## Information supplied

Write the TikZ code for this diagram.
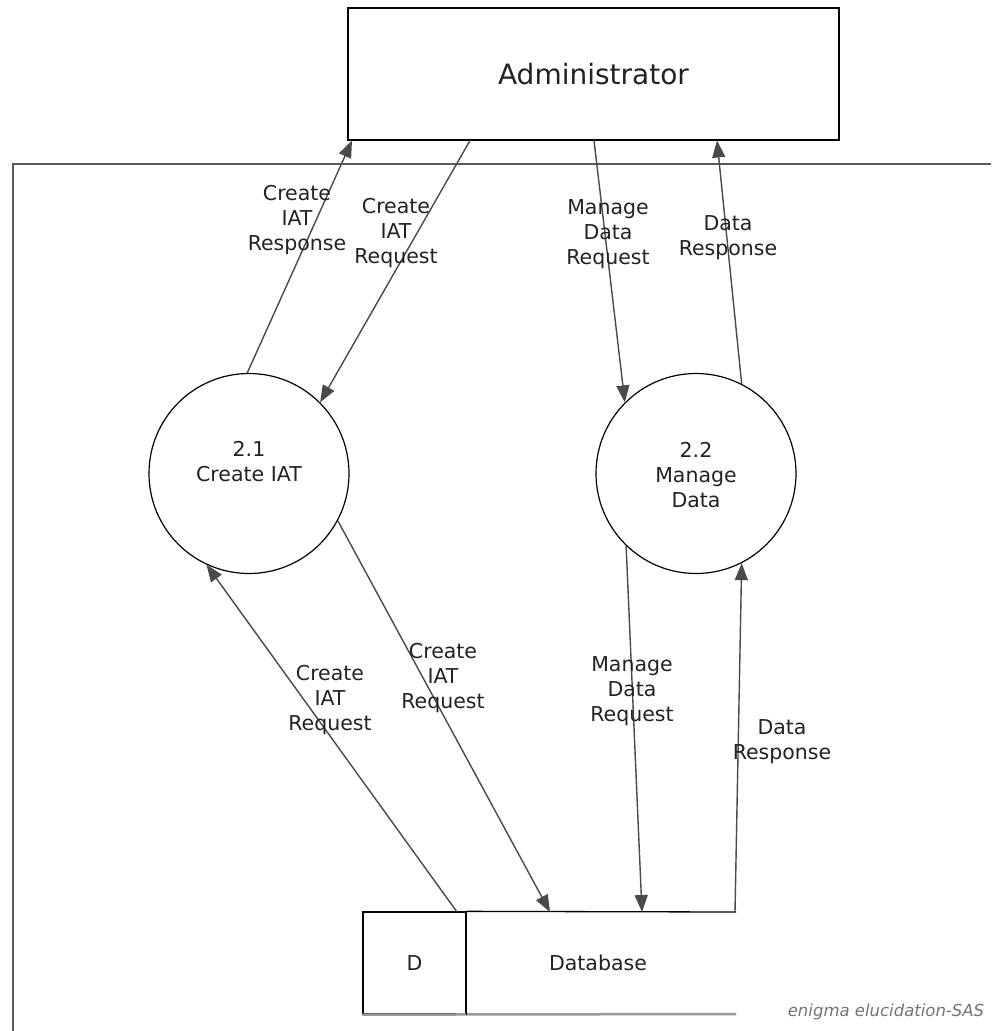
\documentclass[tikz,border=0pt]{standalone}
\usepackage{fontspec}
\setmainfont{DejaVu Sans}
\usetikzlibrary{arrows.meta}
\definecolor{txt}{HTML}{222222}
\definecolor{arr}{HTML}{4A4A4A}
\definecolor{frm}{HTML}{5A5A5A}
\tikzset{
  entity/.style={draw=black, line width=1.3pt, minimum width=491pt, minimum height=132pt, inner sep=0pt, font=\fontsize{28}{34}\selectfont, text=txt},
  proc/.style={draw=black, circle, line width=1.2pt, minimum size=200pt, inner sep=0pt, align=center, font=\fontsize{20.5}{25}\selectfont, text=txt},
  flow/.style={draw=arr, line width=1.4pt, -{Triangle[length=17pt,width=13pt]}, fill=arr},
  lbl/.style={align=center, font=\fontsize{20.5}{25}\selectfont, text=txt, inner sep=0pt},
  dbtxt/.style={font=\fontsize{20.5}{25}\selectfont, text=txt, inner sep=0pt},
}
\begin{document}
\begin{tikzpicture}[x=1pt,y=-1pt]
\useasboundingbox (0,0) rectangle (991,1031);
% frame
\draw[frm, line width=2pt] (12.5,1031) -- (12.5,164) -- (991,164);
% administrator
\node[entity] (admin) at (593.5,74) {Administrator};
% processes
\node[proc] (p21) at (249,473.5) {};
\node[lbl] (p21t) at (249,462) {2.1\\Create IAT};
\node[proc] (p22) at (696,473.5) {};
\node[lbl] (p22t) at (696,475) {2.2\\Manage\\Data};
% database
\node[draw=black, line width=1.3pt, minimum width=103pt, minimum height=102pt, inner sep=0pt, dbtxt] (dbD) at (414.5,963) {D};
\node[dbtxt] (db) at (598,963) {Database};
\coordinate (dbtr) at (736,912);
\coordinate (dbbr) at (736,1014);
\draw[black, line width=1.3pt] (dbD.north east) -- (dbtr);
\draw[gray!80, line width=2.5pt] (dbD.south west) -- (dbbr);
\draw[black, line width=1.3pt] (dbD.north east) -- (dbD.south east);
% admin attachment points
\coordinate (a1) at (352,140.5);
\coordinate (a2) at (470,140.5);
\coordinate (a3) at (594,140.5);
\coordinate (a4) at (717,140.5);
% database attachment points
\coordinate (d5) at (457,912);
\coordinate (d6) at (550,912);
\coordinate (d7) at (642,912);
\coordinate (d8) at (735,912);
% flows
\draw[flow] (p21.91) -- (a1);
\draw[flow] (a2) -- (p21.45);
\draw[flow] (a3) -- (p22.135);
\draw[flow] (p22.63.6) -- (a4);
\draw[flow] (d5) -- (p21.245.6);
\draw[flow] (p21.332.4) -- (d6);
\draw[flow] (p22.226.4) -- (d7);
\draw[flow] (d8) -- (p22.297.7);
% labels
\node[lbl] (l1) at (297,220) {Create\\IAT\\Response};
\node[lbl] (l2) at (396,233) {Create\\IAT\\Request};
\node[lbl] (l3) at (608,234) {Manage\\Data\\Request};
\node[lbl] (l4) at (728,238) {Data\\Response};
\node[lbl] (l5) at (330,700) {Create\\IAT\\Request};
\node[lbl] (l6) at (443,678) {Create\\IAT\\Request};
\node[lbl] (l7) at (632,691) {Manage\\Data\\Request};
\node[lbl] (l8) at (782,742) {Data\\Response};
% watermark
\node[font=\fontsize{16.5}{19}\selectfont\itshape, text=gray!90!black, inner sep=0pt] (wm) at (886,1012) {enigma elucidation-SAS};
\end{tikzpicture}
\end{document}
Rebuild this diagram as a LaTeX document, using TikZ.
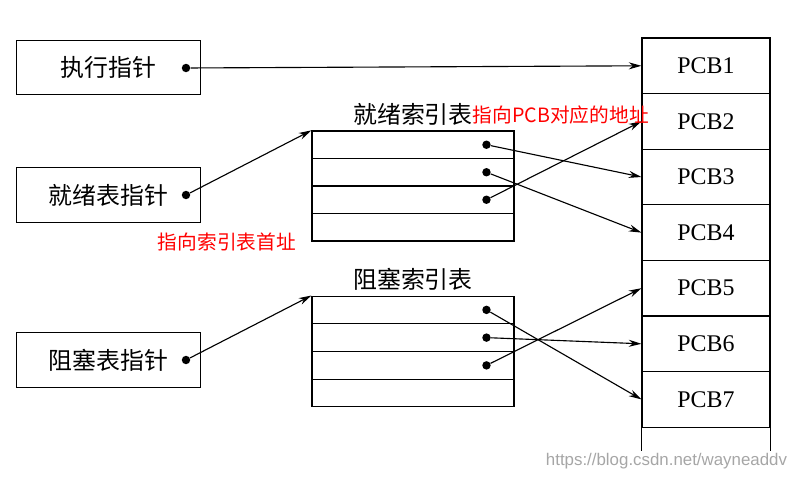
\documentclass[tikz,border=0pt]{standalone}
\usepackage{fontspec}
\setmainfont{Liberation Serif}
\newfontfamily\cjk{Noto Sans CJK SC}
\newfontfamily\wmfont{Liberation Sans}
\usetikzlibrary{arrows.meta, positioning}
\tikzset{
  ptrbox/.style={draw, thick, minimum width=4.6cm, minimum height=1.37cm, font=\cjk\fontsize{17}{17}\selectfont},
  rowbox/.style={draw, thick, minimum width=5.05cm, minimum height=0.69cm},
  pcbbox/.style={draw, thick, minimum width=3.2cm, minimum height=1.39cm, font=\fontsize{17}{17}\selectfont},
  dot/.style={circle, fill, inner sep=0pt, minimum size=6pt},
  link/.style={thick, -{Stealth[length=9pt, width=5pt]}},
  note/.style={text=red, font=\cjk\fontsize{14}{14}\selectfont}
}
\begin{document}
\begin{tikzpicture}[x=0.025cm, y=-0.025cm]
    \useasboundingbox (0,0) rectangle (799,477);

    % pointer boxes on the left
    \node[ptrbox] (run) at (108.5,67.5) {执行指针\hspace{3.2em}};
    \node[ptrbox] (ready) at (108.5,195) {就绪表指针\hspace{2.2em}};
    \node[ptrbox] (block) at (108.5,360) {阻塞表指针\hspace{2.2em}};
    \node[dot] (rund) at (186,68) {};
    \node[dot] (readyd) at (186,195) {};
    \node[dot] (blockd) at (186,360) {};

    % PCB column
    \foreach \i in {1,...,7} {
        \node[pcbbox] (pcb\i) at (706,{38+55.6*(\i-0.5)}) {PCB\i};
    }
    \draw[thick] (pcb7.south west) -- ++(0,23);
    \draw[thick] (pcb7.south east) -- ++(0,23);

    % index tables
    \foreach \i in {1,...,4} {
        \node[rowbox] (r\i) at (413,{131+27.5*(\i-0.5)}) {};
        \node[rowbox] (b\i) at (413,{296+27.75*(\i-0.5)}) {};
    }
    \node[font=\cjk\fontsize{17}{17}\selectfont, above=0pt of r1] {就绪索引表};
    \node[font=\cjk\fontsize{17}{17}\selectfont, above=0pt of b1] {阻塞索引表};
    \foreach \i in {1,2,3} {
        \node[dot] (rd\i) at ([xshift=-20] r\i.east) {};
        \node[dot] (bd\i) at ([xshift=-20] b\i.east) {};
    }

    % pointers
    \draw[link] (rund) -- (pcb1.west);
    \draw[link] (readyd) -- (r1.north west);
    \draw[link] (blockd) -- (b1.north west);
    \draw[link] (rd1) -- (pcb3.west);
    \draw[link] (rd2) -- (pcb4.west);
    \draw[link] (rd3) -- (pcb2.west);
    \draw[link] (bd1) -- (pcb7.west);
    \draw[link] (bd2) -- (pcb6.west);
    \draw[link] (bd3) -- (pcb5.west);

    % red notes
    \node[note, anchor=west] (n1) at (468,115) {指向PCB对应的地址};
    \node[note, anchor=west] (n2) at (153,242) {指向索引表首址};
    \node[text=black!35, font=\wmfont\fontsize{12}{12}\selectfont, anchor=east] (wm) at (792,461) {https://blog.csdn.net/wayneaddv};
\end{tikzpicture}
\end{document}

## Stated goal
Transcribe the listing above verbatim. Omit the pictures.

## The reply
Write the TikZ code for this diagram.
\documentclass[tikz,border=0pt]{standalone}
\usepackage{fontspec}
\setmainfont{DejaVu Sans}
\usetikzlibrary{arrows.meta}
\definecolor{txt}{HTML}{222222}
\definecolor{arr}{HTML}{4A4A4A}
\definecolor{frm}{HTML}{5A5A5A}
\tikzset{
  entity/.style={draw=black, line width=1.3pt, minimum width=491pt, minimum height=132pt, inner sep=0pt, font=\fontsize{28}{34}\selectfont, text=txt},
  proc/.style={draw=black, circle, line width=1.2pt, minimum size=200pt, inner sep=0pt, align=center, font=\fontsize{20.5}{25}\selectfont, text=txt},
  flow/.style={draw=arr, line width=1.4pt, -{Triangle[length=17pt,width=13pt]}, fill=arr},
  lbl/.style={align=center, font=\fontsize{20.5}{25}\selectfont, text=txt, inner sep=0pt},
  dbtxt/.style={font=\fontsize{20.5}{25}\selectfont, text=txt, inner sep=0pt},
}
\begin{document}
\begin{tikzpicture}[x=1pt,y=-1pt]
\useasboundingbox (0,0) rectangle (991,1031);
% frame
\draw[frm, line width=2pt] (12.5,1031) -- (12.5,164) -- (991,164);
% administrator
\node[entity] (admin) at (593.5,74) {Administrator};
% processes
\node[proc] (p21) at (249,473.5) {};
\node[lbl] (p21t) at (249,462) {2.1\\Create IAT};
\node[proc] (p22) at (696,473.5) {};
\node[lbl] (p22t) at (696,475) {2.2\\Manage\\Data};
% database
\node[draw=black, line width=1.3pt, minimum width=103pt, minimum height=102pt, inner sep=0pt, dbtxt] (dbD) at (414.5,963) {D};
\node[dbtxt] (db) at (598,963) {Database};
\coordinate (dbtr) at (736,912);
\coordinate (dbbr) at (736,1014);
\draw[black, line width=1.3pt] (dbD.north east) -- (dbtr);
\draw[gray!80, line width=2.5pt] (dbD.south west) -- (dbbr);
\draw[black, line width=1.3pt] (dbD.north east) -- (dbD.south east);
% admin attachment points
\coordinate (a1) at (352,140.5);
\coordinate (a2) at (470,140.5);
\coordinate (a3) at (594,140.5);
\coordinate (a4) at (717,140.5);
% database attachment points
\coordinate (d5) at (457,912);
\coordinate (d6) at (550,912);
\coordinate (d7) at (642,912);
\coordinate (d8) at (735,912);
% flows
\draw[flow] (p21.91) -- (a1);
\draw[flow] (a2) -- (p21.45);
\draw[flow] (a3) -- (p22.135);
\draw[flow] (p22.63.6) -- (a4);
\draw[flow] (d5) -- (p21.245.6);
\draw[flow] (p21.332.4) -- (d6);
\draw[flow] (p22.226.4) -- (d7);
\draw[flow] (d8) -- (p22.297.7);
% labels
\node[lbl] (l1) at (297,220) {Create\\IAT\\Response};
\node[lbl] (l2) at (396,233) {Create\\IAT\\Request};
\node[lbl] (l3) at (608,234) {Manage\\Data\\Request};
\node[lbl] (l4) at (728,238) {Data\\Response};
\node[lbl] (l5) at (330,700) {Create\\IAT\\Request};
\node[lbl] (l6) at (443,678) {Create\\IAT\\Request};
\node[lbl] (l7) at (632,691) {Manage\\Data\\Request};
\node[lbl] (l8) at (782,742) {Data\\Response};
% watermark
\node[font=\fontsize{16.5}{19}\selectfont\itshape, text=gray!90!black, inner sep=0pt] (wm) at (886,1012) {enigma elucidation-SAS};
\end{tikzpicture}
\end{document}
Rebuild this diagram as a LaTeX document, using TikZ.
\documentclass[tikz,border=0pt]{standalone}
\usepackage{fontspec}
\setmainfont{Liberation Serif}
\newfontfamily\cjk{Noto Sans CJK SC}
\newfontfamily\wmfont{Liberation Sans}
\usetikzlibrary{arrows.meta, positioning}
\tikzset{
  ptrbox/.style={draw, thick, minimum width=4.6cm, minimum height=1.37cm, font=\cjk\fontsize{17}{17}\selectfont},
  rowbox/.style={draw, thick, minimum width=5.05cm, minimum height=0.69cm},
  pcbbox/.style={draw, thick, minimum width=3.2cm, minimum height=1.39cm, font=\fontsize{17}{17}\selectfont},
  dot/.style={circle, fill, inner sep=0pt, minimum size=6pt},
  link/.style={thick, -{Stealth[length=9pt, width=5pt]}},
  note/.style={text=red, font=\cjk\fontsize{14}{14}\selectfont}
}
\begin{document}
\begin{tikzpicture}[x=0.025cm, y=-0.025cm]
    \useasboundingbox (0,0) rectangle (799,477);

    % pointer boxes on the left
    \node[ptrbox] (run) at (108.5,67.5) {执行指针\hspace{3.2em}};
    \node[ptrbox] (ready) at (108.5,195) {就绪表指针\hspace{2.2em}};
    \node[ptrbox] (block) at (108.5,360) {阻塞表指针\hspace{2.2em}};
    \node[dot] (rund) at (186,68) {};
    \node[dot] (readyd) at (186,195) {};
    \node[dot] (blockd) at (186,360) {};

    % PCB column
    \foreach \i in {1,...,7} {
        \node[pcbbox] (pcb\i) at (706,{38+55.6*(\i-0.5)}) {PCB\i};
    }
    \draw[thick] (pcb7.south west) -- ++(0,23);
    \draw[thick] (pcb7.south east) -- ++(0,23);

    % index tables
    \foreach \i in {1,...,4} {
        \node[rowbox] (r\i) at (413,{131+27.5*(\i-0.5)}) {};
        \node[rowbox] (b\i) at (413,{296+27.75*(\i-0.5)}) {};
    }
    \node[font=\cjk\fontsize{17}{17}\selectfont, above=0pt of r1] {就绪索引表};
    \node[font=\cjk\fontsize{17}{17}\selectfont, above=0pt of b1] {阻塞索引表};
    \foreach \i in {1,2,3} {
        \node[dot] (rd\i) at ([xshift=-20] r\i.east) {};
        \node[dot] (bd\i) at ([xshift=-20] b\i.east) {};
    }

    % pointers
    \draw[link] (rund) -- (pcb1.west);
    \draw[link] (readyd) -- (r1.north west);
    \draw[link] (blockd) -- (b1.north west);
    \draw[link] (rd1) -- (pcb3.west);
    \draw[link] (rd2) -- (pcb4.west);
    \draw[link] (rd3) -- (pcb2.west);
    \draw[link] (bd1) -- (pcb7.west);
    \draw[link] (bd2) -- (pcb6.west);
    \draw[link] (bd3) -- (pcb5.west);

    % red notes
    \node[note, anchor=west] (n1) at (468,115) {指向PCB对应的地址};
    \node[note, anchor=west] (n2) at (153,242) {指向索引表首址};
    \node[text=black!35, font=\wmfont\fontsize{12}{12}\selectfont, anchor=east] (wm) at (792,461) {https://blog.csdn.net/wayneaddv};
\end{tikzpicture}
\end{document}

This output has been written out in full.